Spanish director Bigas Luna's Anguish is a fascinating movie, and one of the most interesting and successful attempts at that whole "horror movie inside of a horror movie" thing. When films go as meta as this one does, they sometimes tend to put too large of an emphasis on the ironic or the satirical elements, leaving any chance of an emotional connection (and I do think a film absolutely needs this kind of connection as much as it needs an intellectual one) with its audience by the wayside.
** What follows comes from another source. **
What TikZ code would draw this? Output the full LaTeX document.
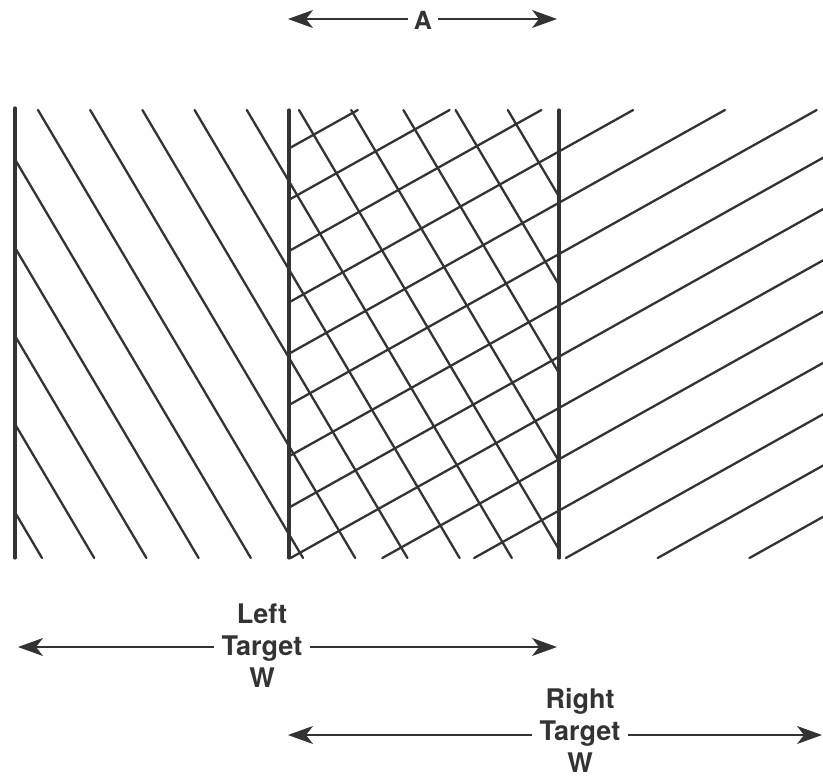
\documentclass[tikz,border=0pt]{standalone}
\usepackage{fontspec}
\setmainfont{TeX Gyre Heros}
\usetikzlibrary{arrows.meta}
\definecolor{ink}{HTML}{333333}
\tikzset{
  hatch/.style={draw=ink, line width=2.3pt, line cap=round},
  wall/.style={draw=ink, line width=3.2pt, line cap=round},
  dim/.style={draw=ink, line width=1.3pt, -{Stealth[length=25pt,width=18pt,inset=7pt]}},
  lbl/.style={font=\fontsize{27}{32}\selectfont\bfseries, align=center, inner sep=7pt, text=ink},
}
\begin{document}
\begin{tikzpicture}[x=1pt,y=-1pt]
\useasboundingbox (0,0) rectangle (823,777);

% left target hatching (\ direction), spans 15..559
\begin{scope}
  \clip (15,100) rectangle (559,570);
  \foreach \k in {-6,...,9} {
    \draw[hatch] ({38+52.2*\k},110) -- ({38+52.2*\k+265},558);
  }
\end{scope}

% right target hatching (/ direction), spans 289..823
\begin{scope}
  \clip (289,100) rectangle (823,570);
  \foreach \n in {0,...,13} {
    \pgfmathsetmacro{\c}{310+51.3*\n}
    \draw[hatch] ({(\c-558)/0.559},558) -- ({(\c-110)/0.559},110);
  }
\end{scope}

% target boundaries
\draw[wall] (15,108) -- (15,558);
\draw[wall] (289,110) -- (289,558);
\draw[wall] (559,110) -- (559,558);

% A dimension
\node[lbl, font=\fontsize{25}{30}\selectfont\bfseries, inner sep=6pt] (a) at (423,20) {A};
\coordinate (al) at (288,19);
\coordinate (ar) at (557,19);
\draw[dim] (a.west |- al) -- (al);
\draw[dim] (a.east |- ar) -- (ar);

% Left target
\node[lbl] (lt) at (262,646) {Left\\Target\\W};
\coordinate (ltl) at (18,647);
\coordinate (ltr) at (557,647);
\draw[dim] (lt.west |- ltl) -- (ltl);
\draw[dim] (lt.east |- ltr) -- (ltr);

% Right target
\node[lbl] (rt) at (580,730) {Right\\Target\\W};
\coordinate (rtl) at (288,735);
\coordinate (rtr) at (822,735);
\draw[dim] (rt.west |- rtl) -- (rtl);
\draw[dim] (rt.east |- rtr) -- (rtr);
\end{tikzpicture}
\end{document}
Anguish for its part works on all levels it reaches for at once. Taken completely at face value, it's two fantastic thrillers at once - the eyeball killer one a giallo style experience in exciting weirdness, the other one a more naturalistic piece made with the same expertise and sense of style. Yet it's also a film which questions even the realism of its supposedly realistic parts, permanently asking questions about not just the nature of reality, the nature of realism, the influence of movies on reality (which of the two movies we see is really mirroring which?), but also the question if the per definition more realistic also is the more real. After all, these borders tend to blur when the murderer of one movie kills for the approval of the mother of the other movie's murderer, even more so once it becomes quite unclear if the first movie's murderer doesn't have the ability to enter the second one, though he might do so only in a character's mind. And that's before we come to the ending titles where another movie audience watches said titles. It's all rather complex, and yet Luna never loses control over his material, with every (stylish, brilliant) shot clearly made for a reason.
On another level, Anguish is also a film about the power of the Weird over mainline reality. This aspect of the movie is perfectly incorporated in Rubinstein's performance. Her character, in all her ambiguous oddness, has no trouble drifting through the movie screen into the minds of the audience (both the real and the imagined one), changing the reality of those she comes in contact with in one way or the other. It is after all the nature of the Weird to infect reality until ideas of order, of cause and effect begin to disappear.
This moment when the quotidian transforms (deforms?), is what Anguish is all about for me; that it's also a great meta-thriller is nearly beside the point.